Member of the Maryland House of Delegates from the Harford County district
- In office 1908–1911 Serving with Harry C. Lawder, Walter R. McComas, Joseph S. Whiteford, John W. Archer, Henry A. Osborn Jr., Fleury F. Sullivan

Personal details
- Born: Martin Luther Jarrett November 18, 1841 Jarrettsville, Maryland, U.S.
- Died: September 23, 1920 (aged 78) Baltimore, Maryland, U.S.
- Resting place: Calvary Church
- Party: Democratic
- Spouse: Sarah Fannie Glenn ​ ​(m. 1867; died 1898)​
- Parent: Luther M. Jarrett (father);
- Relatives: James H. Jarrett (brother)
- Alma mater: University of Maryland
- Occupation: Politician; physician;

= Martin L. Jarrett =

American politician and physician (1841–1920)
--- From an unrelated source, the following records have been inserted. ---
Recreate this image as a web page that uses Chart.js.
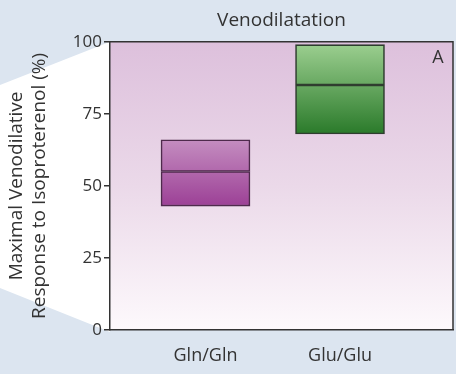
<!DOCTYPE html>
<html>
<head>
<meta charset="utf-8">
<script src="https://cdn.jsdelivr.net/npm/chart.js@4.4.1/dist/chart.umd.min.js"></script>
<style>
  html, body { margin: 0; padding: 0; background: #dce5f0; }
  #wrap { width: 456px; height: 374px; }
</style>
</head>
<body>
<div id="wrap"><canvas id="chart" width="456" height="374"></canvas></div>
<script>
// data
const categories = ['Gln/Gln', 'Glu/Glu'];
const xPositions = [1, 2];
const lows = [43, 68];
const medians = [55, 85];
const highs = [66, 99];
const yTicks = [0, 25, 50, 75, 100];

const FONT = "'Open Sans', sans-serif";
const INK = '#333';

// box colours (top of gradient, bottom of gradient, outline)
const boxColors = [
    { top: '#c48dc0', bottom: '#9c4096', border: '#4e2a4c' },
    { top: '#9bce8f', bottom: '#2a7a2a', border: '#2f3d2f' }
];

// one gradient per box, spanning low..high so both halves blend
function boxFill(context) {
    const chart = context.chart;
    const i = context.dataIndex;
    const y = chart.scales.y;
    if (!chart.chartArea || !y) return boxColors[i].top;
    const g = chart.ctx.createLinearGradient(0, y.getPixelForValue(highs[i]), 0, y.getPixelForValue(lows[i]));
    g.addColorStop(0, boxColors[i].top);
    g.addColorStop(1, boxColors[i].bottom);
    return g;
}

function boxBorder(context) {
    return boxColors[context.dataIndex].border;
}

// background, white callout wedge, plot gradient, frame and panel letter
const backdrop = {
    id: 'backdrop',
    beforeDraw(chart) {
        const { ctx, chartArea: a, width, height } = chart;
        ctx.save();
        ctx.fillStyle = '#dce5f0';
        ctx.fillRect(0, 0, width, height);
        ctx.fillStyle = '#ffffff';
        ctx.beginPath();
        ctx.moveTo(0, 85);
        ctx.lineTo(a.left, a.top);
        ctx.lineTo(a.left, a.bottom + 2);
        ctx.lineTo(0, 288);
        ctx.closePath();
        ctx.fill();
        const g = ctx.createLinearGradient(0, a.top, 0, a.bottom);
        g.addColorStop(0, '#ddc0dc');
        g.addColorStop(0.5, '#ebd9e9');
        g.addColorStop(1, '#fdf9fc');
        ctx.fillStyle = g;
        ctx.fillRect(a.left, a.top, a.right - a.left, a.bottom - a.top);
        ctx.restore();
    },
    afterDraw(chart) {
        const { ctx, chartArea: a } = chart;
        ctx.save();
        ctx.strokeStyle = INK;
        ctx.lineWidth = 1.5;
        ctx.beginPath();
        ctx.moveTo(a.left, a.top);
        ctx.lineTo(a.right, a.top);
        ctx.lineTo(a.right, a.bottom);
        ctx.stroke();
        ctx.fillStyle = INK;
        ctx.font = '18px ' + FONT;
        ctx.textAlign = 'center';
        ctx.textBaseline = 'middle';
        ctx.fillText('A', a.right - 15, a.top + 16);
        ctx.restore();
    }
};

const lowerHalf = xPositions.map((x, i) => ({ x: x, y: [lows[i], medians[i]] }));
const upperHalf = xPositions.map((x, i) => ({ x: x, y: [medians[i], highs[i]] }));

const barStyle = {
    grouped: false,
    barThickness: 89,
    backgroundColor: boxFill,
    borderColor: boxBorder,
    borderWidth: 1.6,
    borderSkipped: false
};

new Chart(document.getElementById('chart'), {
    type: 'bar',
    data: {
        datasets: [
            Object.assign({ label: 'lower', data: lowerHalf }, barStyle),
            Object.assign({ label: 'upper', data: upperHalf }, barStyle)
        ]
    },
    options: {
        responsive: false,
        animation: false,
        layout: { padding: { left: 0, right: 3, top: 0, bottom: 0 } },
        plugins: {
            legend: { display: false },
            tooltip: { enabled: false },
            title: {
                display: true,
                text: 'Venodilatation',
                fullSize: false,
                color: INK,
                font: { family: FONT, size: 19, weight: 'normal' },
                padding: { top: 9, bottom: 10 }
            }
        },
        scales: {
            x: {
                type: 'linear',
                min: 0.29,
                max: 2.84,
                offset: false,
                grid: { display: false, drawTicks: false },
                border: { color: INK, width: 1.5 },
                afterBuildTicks: (scale) => {
                    scale.ticks = xPositions.map(v => ({ value: v }));
                },
                afterFit: (scale) => { scale.height = 44; },
                ticks: {
                    color: INK,
                    padding: 15,
                    font: { family: FONT, size: 18 },
                    callback: (v) => categories[xPositions.indexOf(v)]
                }
            },
            y: {
                min: 0,
                max: 100,
                afterBuildTicks: (scale) => {
                    scale.ticks = yTicks.map(v => ({ value: v }));
                },
                afterFit: (scale) => { scale.width = 110; },
                grid: {
                    display: true,
                    drawOnChartArea: false,
                    drawTicks: true,
                    tickLength: 6,
                    color: INK,
                    lineWidth: 1.5
                },
                border: { color: INK, width: 1.5 },
                ticks: {
                    color: INK,
                    padding: 2,
                    font: { family: FONT, size: 17 }
                },
                title: {
                    display: true,
                    text: ['Maximal Venodilative', 'Response to Isoproterenol (%)'],
                    color: INK,
                    font: { family: FONT, size: 19 },
                    padding: { top: 5, bottom: 0 }
                }
            }
        }
    },
    plugins: [backdrop]
});
</script>
</body>
</html>
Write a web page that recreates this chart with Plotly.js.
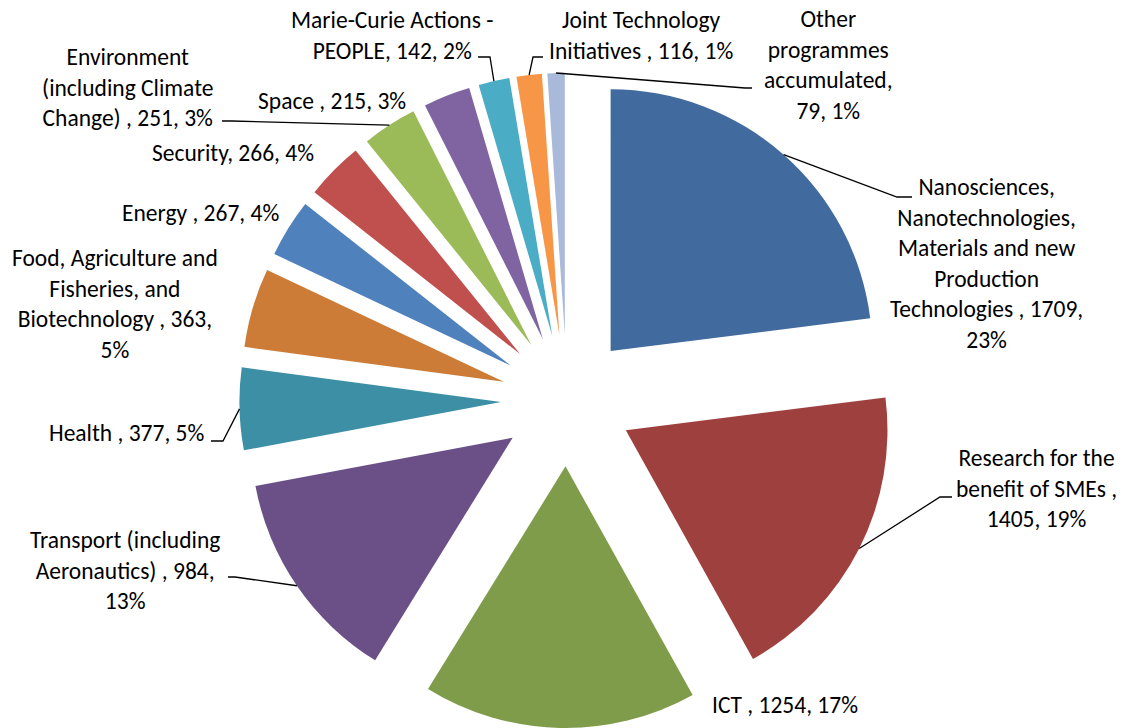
<!DOCTYPE html>
<html>
<head>
<meta charset="utf-8">
<script src="https://cdn.plot.ly/plotly-3.0.1.min.js"></script>
<style>html,body{margin:0;padding:0;background:#fff;}#chart{width:1124px;height:728px;}</style>
</head>
<body>
<div id="chart"></div>
<script>
// ---- data ----
const categories = [
  "Nanosciences, Nanotechnologies, Materials and new Production Technologies",
  "Research for the benefit of SMEs",
  "ICT",
  "Transport (including Aeronautics)",
  "Health",
  "Food, Agriculture and Fisheries, and Biotechnology",
  "Energy",
  "Security",
  "Environment (including Climate Change)",
  "Space",
  "Marie-Curie Actions - PEOPLE",
  "Joint Technology Initiatives",
  "Other programmes accumulated"
];
const values = [1709, 1405, 1254, 984, 377, 363, 267, 266, 251, 215, 142, 116, 79];
const percentLabels = ["23%", "19%", "17%", "13%", "5%", "5%", "4%", "4%", "3%", "3%", "2%", "1%", "1%"];
// data-label heads as wrapped in the chart
const labelHeads = [
  "Nanosciences,<br>Nanotechnologies,<br>Materials and new<br>Production<br>Technologies ,",
  "Research for the<br>benefit of SMEs ,",
  "ICT ,",
  "Transport (including<br>Aeronautics) ,",
  "Health ,",
  "Food, Agriculture and<br>Fisheries, and<br>Biotechnology ,",
  "Energy ,",
  "Security,",
  "Environment<br>(including Climate<br>Change) ,",
  "Space ,",
  "Marie-Curie Actions -<br>PEOPLE,",
  "Joint Technology<br>Initiatives ,",
  "Other<br>programmes<br>accumulated,"
];
const breakBeforeValue = [false, true, false, false, false, false, false, false, false, false, false, false, true];
const breakBeforePct   = [true, false, false, true, false, true, false, false, false, false, false, false, false];

// ---- style / layout ----
const colors = ["#416B9E", "#9E413E", "#7F9C4A", "#6A5087", "#3D8FA6", "#CD7C37",
                "#4F81BD", "#C0504D", "#9BBB59", "#8064A2", "#4BACC6", "#F79646", "#A9B9D9"];
const W = 1124, H = 728;
const pullFrac = 0.252;
const domX = [(567 - 328) / W, (567 + 328) / W];
const domY = [0, 0.9];
const fontFamily = "Carlito, Lato, 'Liberation Sans', sans-serif";
const fontSize = 23.5;

// label centres (px) and leader-line elbow / end points (px)
const labelPos = [[986, 263], [1036, 489], [785, 705], [125, 570], [127, 433], [115, 304],
                  [200, 213], [233, 153], [127, 87], [332, 101], [392, 35], [641, 35], [828, 65]];
const leaders = {
  0: [[897, 197], [912, 197]],
  1: [[940, 497], [952, 497]],
  3: [[235, 577], [228, 577]],
  4: [[223, 441], [211, 441]],
  8: [[232, 121], [222, 121]],
  10: [[490, 57], [478, 57]],
  11: [[533, 57], [543, 57]],
  12: [[745, 88], [752, 88]]
};

// ---- geometry (same as Plotly's pie) ----
const total = values.reduce((a, b) => a + b, 0);
const boxW = W * (domX[1] - domX[0]), boxH = H * (domY[1] - domY[0]);
const r = Math.min(boxW, boxH) / 2 / (1 + pullFrac);
const cx = W * (domX[0] + domX[1]) / 2;
const cy = H * (1 - (domY[0] + domY[1]) / 2);
const px2x = x => x / W, px2y = y => 1 - y / H;

const annotations = [];
const shapes = [];
let cum = 0;
values.forEach((v, i) => {
  const mid = (cum + v / 2) / total * 2 * Math.PI;
  cum += v;
  const txt = labelHeads[i] + (breakBeforeValue[i] ? "<br>" : " ") + v + "," +
              (breakBeforePct[i] ? "<br>" : " ") + percentLabels[i];
  annotations.push({
    xref: "paper", yref: "paper",
    x: px2x(labelPos[i][0]), y: px2y(labelPos[i][1]),
    xanchor: "center", yanchor: "middle", align: "center",
    text: txt, showarrow: false,
    font: {family: fontFamily, size: fontSize, color: "#000000"}
  });
  if (leaders[i]) {
    const sx = cx + r * (1 + pullFrac) * Math.sin(mid);
    const sy = cy - r * (1 + pullFrac) * Math.cos(mid);
    const [e, t] = leaders[i];
    shapes.push({
      type: "path", xref: "paper", yref: "paper",
      path: `M ${px2x(sx)} ${px2y(sy)} L ${px2x(e[0])} ${px2y(e[1])} L ${px2x(t[0])} ${px2y(t[1])}`,
      line: {color: "#000000", width: 1.3}
    });
  }
});

const trace = {
  type: "pie",
  labels: categories,
  values: values,
  sort: false,
  direction: "clockwise",
  rotation: 0,
  pull: values.map(() => pullFrac),
  textinfo: "none",
  hoverinfo: "label+value+percent",
  marker: {colors: colors, line: {width: 0}},
  domain: {x: domX, y: domY}
};

Plotly.newPlot("chart", [trace], {
  width: W, height: H,
  margin: {l: 0, r: 0, t: 0, b: 0},
  showlegend: false,
  paper_bgcolor: "#ffffff",
  annotations: annotations,
  shapes: shapes
}, {displayModeBar: false, staticPlot: true});
</script>
</body>
</html>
Martin Luther Jarrett (November 18, 1841 – September 23, 1920) was an American politician and physician from Maryland. He served as a member of the Maryland House of Delegates, representing Harford County, from 1908 to 1911.

==Early life==
Martin Luther Jarrett was born on November 18, 1841, in Jarrettsville, Maryland, to Julia Ann (née Scarff) and Luther M. Jarrett. His brother was James H. Jarrett. He attended Bethel Academy in Cathcart for a time. He studied medicine under Drs. Chew and Butler of Baltimore. He graduated from the University of Maryland in 1864.

==Career==
Jarrett served as a private in the 1st Maryland Cavalry in the Confederate States Army. He served until the end of the war. Since graduating, Jarrett practiced medicine in Jarrettsville and retired from the practice around 1900.

Jarrett was a Democrat. He served as a member of the Maryland House of Delegates, representing Harford County, from 1908 to 1911. He was a school commissioner in the 1890s. He was director of the Second National Bank of Bel Air.

==Personal life==
Jarrett married Sarah Fannie Glenn on January 31, 1867. They had no children. She died in 1898. He was a Methodist.

Jarrett died on September 23, 1920, at the home of his niece at 410 East 25th Street in Baltimore. He was buried at Calvary Church.